**Directions:**
Begin with the first line of the material and write out each line exactly, ending with the line that contains "import matplotlib.pyplot as plt". Pictures are not part of the copy.

════════

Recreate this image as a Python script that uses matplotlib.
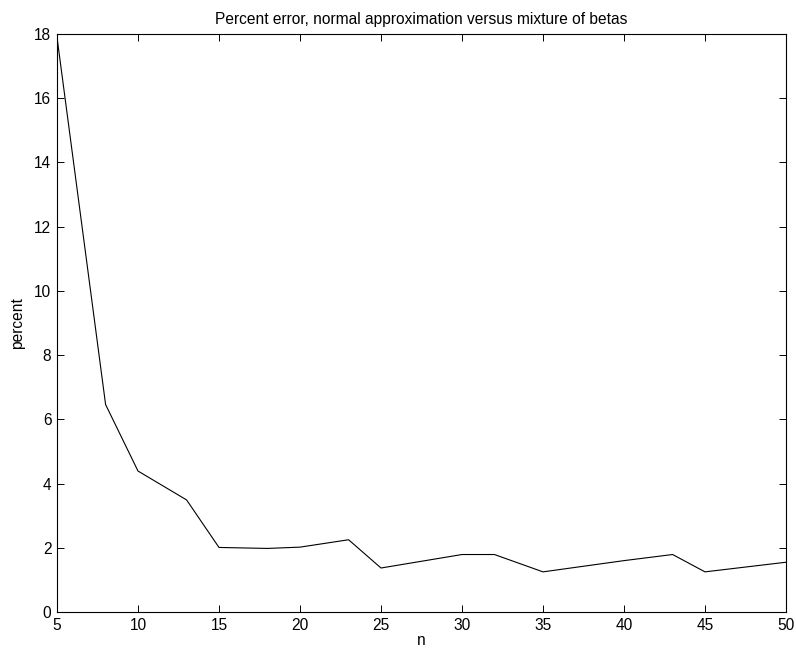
import matplotlib
matplotlib.use("Agg")
import matplotlib.pyplot as plt

# n values where the curve bends, and percent error
n_vals = [5, 8, 10, 13, 15, 18, 20, 23, 25, 30, 32, 35, 40, 43, 45, 50]
pct_err = [17.9, 6.46, 4.39, 3.49, 2.01, 1.98, 2.02, 2.25, 1.37, 1.79, 1.79,
           1.25, 1.6, 1.79, 1.25, 1.55]

x_ticks = [5, 10, 15, 20, 25, 30, 35, 40, 45, 50]
y_ticks = [0, 2, 4, 6, 8, 10, 12, 14, 16, 18]

plt.rcParams['font.family'] = ['Liberation Sans', 'DejaVu Sans']
plt.rcParams['font.size'] = 11.2

fig = plt.figure(figsize=(7.96, 6.53), dpi=100)
ax = fig.add_axes([57.0/796, 1 - 612.0/653, (786.0 - 57.0)/796, (612.0 - 34.0)/653])

ax.plot(n_vals, pct_err, color='k', lw=0.8)

ax.set_xlim(5, 50)
ax.set_ylim(0, 18)
ax.set_xticks(x_ticks)
ax.set_yticks(y_ticks)
ax.tick_params(direction='in', length=5, width=0.7, top=True, right=True,
               pad=4, labelsize=11.2)
for s in ax.spines.values():
    s.set_linewidth(0.8)

ax.set_title('Percent error, normal approximation versus mixture of betas',
             fontsize=11.2, pad=7)
ax.set_xlabel('n', labelpad=0)
ax.set_ylabel('percent', labelpad=7)

fig.savefig('out.png', dpi=100)
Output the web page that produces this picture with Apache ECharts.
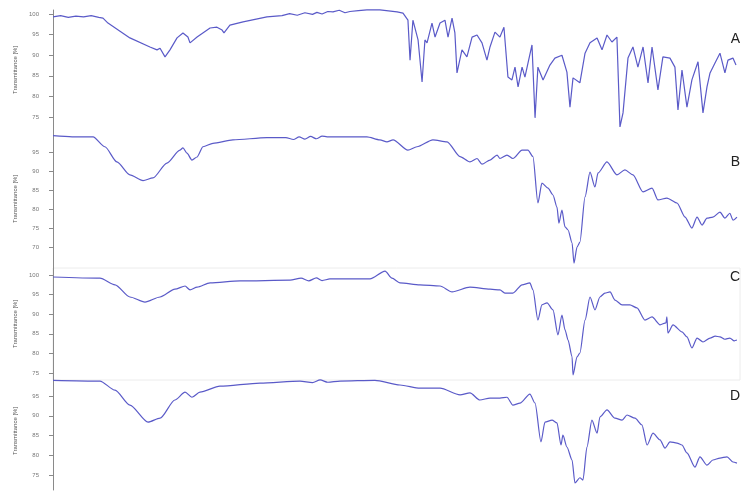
<!DOCTYPE html>
<html>
<head>
<meta charset="utf-8">
<script src="https://cdn.jsdelivr.net/npm/echarts@6/dist/echarts.min.js"></script>
<style>
  html, body { margin: 0; padding: 0; background: #fff; }
  #chart { width: 752px; height: 494px; }
</style>
</head>
<body>
<div id="chart"></div>
<script>
// spectra: [wavenumber cm-1, transmittance %]
var spectrumA = [
    [4000, 99.3], [3960, 99.6], [3920, 99.2], [3880, 99.5], [3840, 99.3], [3800, 99.6], [3760, 99.2], [3738, 99.0],
    [3712, 97.8], [3597, 94.2], [3492, 92.0], [3455, 91.3], [3439, 91.7], [3413, 89.6], [3387, 91.3], [3350, 94.2],
    [3319, 95.4], [3293, 94.4], [3282, 93.0], [3245, 94.4], [3177, 96.6], [3141, 96.8], [3114, 96.1], [3104, 95.4],
    [3073, 97.3], [3004, 98.1], [2879, 99.3], [2800, 99.6], [2760, 100.1], [2720, 99.7], [2680, 100.3], [2640, 99.9],
    [2617, 100.4], [2590, 100.0], [2560, 100.6], [2533, 100.5], [2500, 100.9], [2470, 100.3], [2444, 100.6],
    [2400, 100.8], [2355, 101.0], [2287, 101.0], [2197, 100.5], [2166, 100.2], [2140, 98.5], [2129, 88.8],
    [2114, 98.5], [2087, 93.7], [2066, 83.5], [2051, 93.7], [2040, 93.0], [2014, 97.8], [1998, 94.4], [1972, 97.8],
    [1946, 98.5], [1930, 94.4], [1909, 99.0], [1894, 95.4], [1883, 85.7], [1857, 91.3], [1831, 89.6], [1804, 94.4],
    [1778, 94.9], [1752, 93.0], [1726, 88.8], [1710, 92.0], [1684, 95.6], [1658, 94.4], [1637, 96.8], [1616, 84.7],
    [1595, 84.0], [1579, 87.1], [1563, 82.3], [1542, 87.1], [1527, 84.7], [1511, 88.1], [1490, 92.5], [1474, 74.8],
    [1459, 87.1], [1432, 84.0], [1396, 87.6], [1370, 89.3], [1333, 90.0], [1307, 85.9], [1291, 77.4], [1275, 84.5],
    [1239, 83.3], [1212, 90.5], [1186, 93.0], [1149, 94.2], [1123, 91.3], [1097, 94.9], [1071, 93.2], [1045, 94.4],
    [1029, 72.6], [1013, 76.0], [987, 89.3], [961, 92.0], [935, 87.1], [908, 92.0], [882, 83.3], [861, 92.0],
    [830, 81.6], [804, 89.6], [767, 89.3], [741, 87.1], [725, 76.7], [704, 86.4], [678, 77.4], [652, 84.0],
    [620, 88.4], [594, 76.0], [573, 82.3], [557, 85.7], [531, 88.1], [505, 90.5], [479, 85.7], [463, 88.8],
    [437, 89.3], [421, 87.6]
];
var spectrumB = [
    [4000, 99.3], [3900, 99.0], [3790, 99.0], [3728, 96.4], [3665, 92.4], [3597, 89.0], [3528, 87.5], [3476, 88.2],
    [3403, 92.1], [3335, 95.5], [3319, 96.1], [3298, 94.7], [3272, 92.9], [3245, 93.7], [3214, 96.4], [3162, 97.3],
    [3057, 98.2], [2879, 98.8], [2780, 98.8], [2740, 98.3], [2710, 99.0], [2680, 98.4], [2650, 99.1], [2620, 98.5],
    [2590, 99.2], [2564, 99.0], [2355, 99.0], [2287, 98.2], [2250, 97.7], [2218, 98.2], [2140, 95.5], [2093, 96.4],
    [2009, 98.2], [1935, 97.7], [1867, 93.8], [1815, 92.4], [1778, 93.3], [1752, 91.8], [1710, 92.9], [1673, 94.2],
    [1658, 93.3], [1621, 94.2], [1590, 93.3], [1542, 95.5], [1511, 95.5], [1485, 93.8], [1459, 81.6], [1438, 86.8],
    [1406, 85.5], [1380, 83.7], [1359, 80.5], [1349, 76.3], [1333, 79.7], [1317, 75.3], [1301, 74.5], [1280, 71.1],
    [1270, 65.8], [1254, 70.0], [1239, 71.3], [1212, 83.2], [1186, 89.7], [1160, 85.8], [1144, 89.5], [1097, 92.4],
    [1045, 89.0], [1003, 90.3], [961, 89.0], [908, 84.5], [861, 85.5], [830, 82.4], [783, 82.9], [730, 81.6],
    [688, 77.9], [652, 75.0], [625, 77.9], [599, 75.8], [573, 77.6], [542, 77.9], [505, 79.2], [479, 77.6],
    [453, 78.9], [437, 77.1], [416, 77.9]
];
var spectrumC = [
    [4000, 99.5], [3754, 99.2], [3675, 97.5], [3597, 94.4], [3518, 93.1], [3439, 94.4], [3361, 96.4], [3308, 97.2],
    [3282, 96.2], [3245, 96.9], [3177, 98.0], [3020, 98.5], [2758, 98.7], [2700, 99.2], [2660, 98.5], [2620, 99.3],
    [2590, 98.6], [2549, 99.0], [2339, 99.0], [2260, 101.0], [2224, 99.2], [2182, 98.0], [2077, 97.5], [1972, 97.2],
    [1909, 95.7], [1815, 96.9], [1710, 96.4], [1658, 96.2], [1632, 95.4], [1590, 95.4], [1542, 97.5], [1501, 98.0],
    [1485, 96.2], [1459, 88.5], [1438, 92.4], [1411, 92.9], [1380, 91.1], [1354, 84.7], [1333, 89.8], [1317, 86.0],
    [1301, 83.4], [1280, 79.1], [1275, 74.5], [1254, 79.1], [1239, 80.1], [1212, 88.5], [1186, 94.4], [1160, 91.1],
    [1134, 94.4], [1108, 95.4], [1081, 95.7], [1055, 93.6], [1018, 92.4], [977, 92.4], [940, 91.6], [898, 88.5],
    [861, 89.3], [819, 87.3], [788, 87.8], [783, 89.3], [778, 85.2], [751, 87.3], [704, 85.5], [678, 84.2],
    [652, 81.4], [625, 83.9], [594, 82.9], [557, 83.9], [530, 84.4], [505, 84.2], [480, 83.6], [453, 83.9],
    [430, 83.2], [416, 83.4]
];
var spectrumD = [
    [4000, 99.0], [3754, 98.8], [3675, 96.5], [3597, 92.7], [3502, 88.4], [3439, 89.4], [3361, 94.0], [3308, 96.0],
    [3272, 94.7], [3230, 96.0], [3125, 97.5], [2915, 98.3], [2706, 98.8], [2640, 98.4], [2600, 99.1], [2560, 98.5],
    [2496, 98.8], [2313, 99.0], [2182, 97.8], [2077, 97.0], [1972, 97.0], [1867, 95.3], [1815, 95.8], [1763, 94.0],
    [1710, 94.5], [1658, 94.5], [1621, 94.7], [1590, 92.7], [1553, 93.2], [1501, 95.5], [1474, 93.2], [1443, 83.4],
    [1422, 88.4], [1385, 88.9], [1359, 88.2], [1338, 82.6], [1328, 85.1], [1307, 82.1], [1280, 78.8], [1265, 73.0],
    [1239, 74.3], [1223, 73.7], [1202, 82.1], [1176, 88.9], [1149, 85.6], [1134, 89.7], [1097, 91.5], [1055, 89.4],
    [1018, 88.9], [992, 90.2], [950, 89.4], [914, 87.7], [887, 82.6], [856, 85.6], [819, 83.9], [793, 81.8],
    [767, 83.4], [730, 83.1], [704, 82.6], [678, 80.6], [636, 77.0], [610, 79.6], [573, 77.5], [542, 78.8],
    [505, 79.3], [468, 79.6], [437, 78.3], [416, 78.0]
];

var panelNames = ['A', 'B', 'C', 'D'];
var ticksA = [100, 95, 90, 85, 80, 75];
var ticksB = [95, 90, 85, 80, 75, 70];
var ticksC = [100, 95, 90, 85, 80, 75];
var ticksD = [95, 90, 85, 80, 75];

var spectra = [spectrumA, spectrumB, spectrumC, spectrumD];
var tickSets = [ticksA, ticksB, ticksC, ticksD];

// grid placement and y range of each panel
var panels = [
    {top: 10, height: 120, min: 71.85, max: 100.97, label: 27},
    {top: 130, height: 138, min: 64.5, max: 100.8, label: 150},
    {top: 268, height: 112, min: 73.2, max: 101.8, label: 265},
    {top: 372, height: 118, min: 71.2, max: 101.1, label: 384}
];

var chart = echarts.init(document.getElementById('chart'));

var grids = [], xAxes = [], yAxes = [], series = [], titles = [];
panels.forEach(function (p, i) {
    grids.push({
        left: 53, right: 12, top: p.top, height: p.height,
        show: i == 2, borderColor: '#ececec', borderWidth: 1
    });
    xAxes.push({
        type: 'value', gridIndex: i, min: 400, max: 4000, inverse: true, show: false
    });
    yAxes.push({
        type: 'value', gridIndex: i, min: p.min, max: p.max,
        name: 'Transmittance [%]',
        nameLocation: 'middle',
        nameGap: 35,
        nameTextStyle: {fontSize: 6, color: '#555', fontFamily: 'Liberation Sans'},
        axisLine: {show: true, lineStyle: {color: '#8a8a8a', width: 1}},
        axisTick: {show: true, length: 4, customValues: tickSets[i], lineStyle: {color: '#8a8a8a'}},
        axisLabel: {
            customValues: tickSets[i], fontSize: 6, color: '#777', margin: 14,
            fontFamily: 'Liberation Sans'
        },
        splitLine: {show: false}
    });
    series.push({
        type: 'line',
        xAxisIndex: i, yAxisIndex: i,
        data: spectra[i],
        showSymbol: false,
        clip: false,
        smooth: i == 0 ? false : 0.25,
        smoothMonotone: 'x',
        lineStyle: {color: '#5a5ac8', width: 1.2}
    });
    titles.push({
        text: panelNames[i], right: 7, top: p.label,
        textStyle: {fontSize: 14, fontWeight: 'normal', color: '#222', fontFamily: 'Liberation Sans'}
    });
});

var option = {
    animation: false,
    backgroundColor: '#fff',
    title: titles,
    grid: grids,
    xAxis: xAxes,
    yAxis: yAxes,
    series: series
};

chart.setOption(option);
</script>
</body>
</html>
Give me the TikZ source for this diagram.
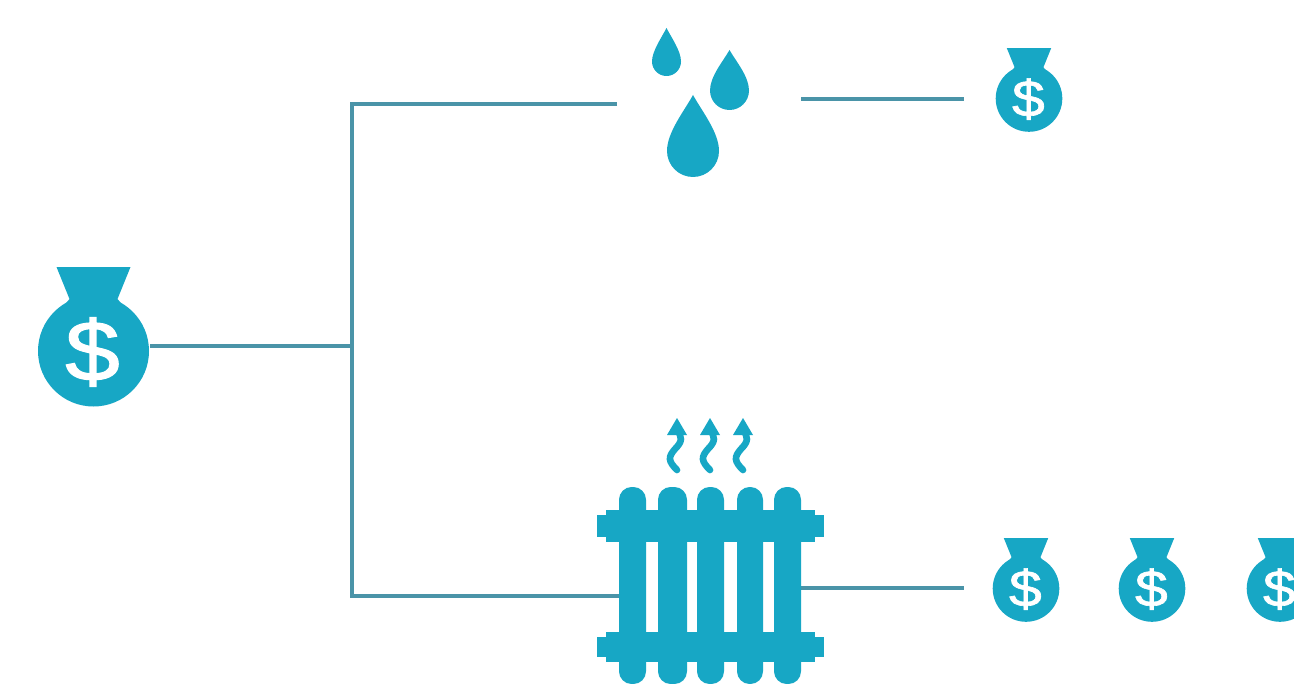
\documentclass[tikz,border=0pt]{standalone}
\usepackage{fontspec}
\setmainfont{Liberation Sans}
\newfontfamily\dollarfont[FakeBold=1.2]{Liberation Sans}
\definecolor{iconblue}{HTML}{17A7C5}
\definecolor{linkteal}{HTML}{4A94A8}
\tikzset{
  x=0.75pt,y=-0.75pt,
  iconfill/.style={fill=iconblue,draw=none},
  connector/.style={draw=linkteal,line width=3pt,line cap=butt,line join=miter},
  steamline/.style={draw=iconblue,line width=5pt,line cap=round},
  pics/moneybag/.style={code={
    \path[iconfill] (-37,-84) -- (37,-84) -- (24,-52) -- (29,-46) -- (-29,-46) -- (-24,-52) -- cycle;
    \path[iconfill] (0,0) circle[radius=55.5];
    \node[text=white,inner sep=0pt,transform shape,font=\dollarfont\fontsize{64}{64}\selectfont,xscale=1.15] (-dollar) at (-1,1) {\$};
  }},
  pics/droplet/.style args={#1/#2}{code={
    \path[iconfill] (0,-#2) .. controls (#1*0.33,-#2*0.72) and (#1,-#1*0.72) .. (#1,0)
      arc[start angle=0,end angle=180,radius=#1]
      .. controls (-#1,-#1*0.72) and (-#1*0.33,-#2*0.72) .. cycle;
  }},
  pics/steam/.style={code={
    \path[steamline] (0,52) .. controls (-9,43) and (-9,39) .. (-2,31) .. controls (6,23) and (5,19) .. (0,12);
    \path[iconfill] (0,0) -- (10,17) -- (-10,17) -- cycle;
  }},
}
\begin{document}
\begin{tikzpicture}
\clip (0,0) rectangle (1294,684);
\path[fill=white] (0,0) rectangle (1294,684);

% connector anchors
\coordinate (srcOut) at (150,346);
\coordinate (fork) at (352,346);
\coordinate (forkTop) at (352,104);
\coordinate (forkBot) at (352,596);
\coordinate (dropIn) at (617,104);
\coordinate (radIn) at (619,596);
\coordinate (dropOut) at (801,99);
\coordinate (bagTopIn) at (964,99);
\coordinate (radOut) at (801,588);
\coordinate (bagBotIn) at (964,588);

\draw[connector] (srcOut) -- (fork);
\draw[connector] (dropIn) -- (forkTop) -- (forkBot) -- (radIn);
\draw[connector] (dropOut) -- (bagTopIn);
\draw[connector] (radOut) -- (bagBotIn);

% money bags
\pic (bagL) at (93.5,351) {moneybag};
\pic[scale=0.6] (bagT) at (1029,98.5) {moneybag};
\pic[scale=0.6] (bagA) at (1026,588.5) {moneybag};
\pic[scale=0.6] (bagB) at (1152,588.5) {moneybag};
\pic[scale=0.6] (bagC) at (1280,588.5) {moneybag};

% droplets (origin = centre of the bulb)
\pic at (666.5,61.5) {droplet={14.5/33.5}};
\pic at (729.5,90.5) {droplet={19.5/40.5}};
\pic at (693,151) {droplet={26/56}};

% steam
\pic at (677,418) {steam};
\pic at (710,418) {steam};
\pic at (743,418) {steam};

% radiator
\foreach \xa/\xb in {619/646,658/687,697/724,737/763,774/801}{
  \path[iconfill,rounded corners=9.5pt] (\xa,487) rectangle (\xb,684);
}
\path[iconfill] (606,510) rectangle (815,542);
\path[iconfill] (597,515) rectangle (824,537);
\path[iconfill] (606,632) rectangle (815,662);
\path[iconfill] (597,637) rectangle (824,657);
\end{tikzpicture}
\end{document}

════════

**Correct output:**
Recreate this image as a Python script that uses matplotlib.
import matplotlib
matplotlib.use("Agg")
import matplotlib.pyplot as plt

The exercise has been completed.